Sunday, February 20, 2011

Everybody Leaves

A lot has happened in the past 6 months or so. I have seen myself grow as a person and mature into an adult. I used to think that I knew better, that I was an adult. I've reached that stage in life, one of the first stages of change, where everything is not the same anymore. Those who are closest to me have moved on in their lives. They all left. I feel like I've been left alone, and that I missed my chance to move on with them.

I've learned to be independent. I used to have a lot of shoulders to lean on and now not so many. There are some things that I can't keep suppressed in me, but i can't share with anyone which drives me crazy. I thought I was over the whole over thinking everything and the endless sleepless nights where my mind won't take a break from rehearsing the past.

It's true when they say that the past follows you everywhere, no matter how far you try to run away from it, it will catch up to you.

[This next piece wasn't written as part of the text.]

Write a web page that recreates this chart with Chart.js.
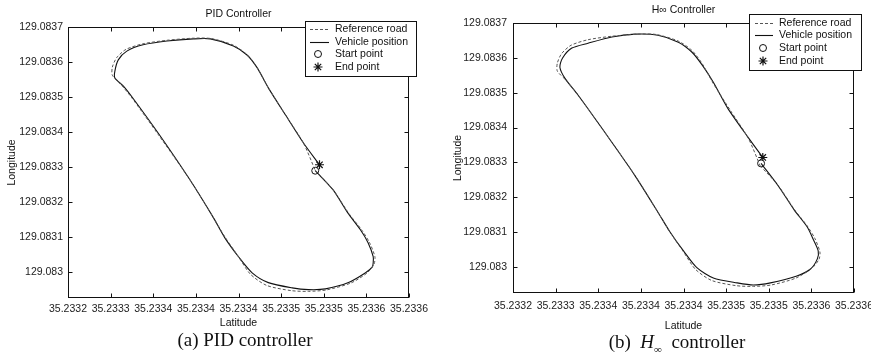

I made some mistakes in the past, things that I can't take back, things that I regret. I thought that I had made my peace with it but it seems as if I didn't.

I want to start over, from the beginning. I wan't to leave this place, go live in my own utopian town, have my own rules, my own society, and no judgments.

I've considered leaving, and I think that I will. Maybe I'll find what I'm looking for if I do. I need to get away from here, it's too crowded and suffocating. I really just need to get away on my own and clear my head.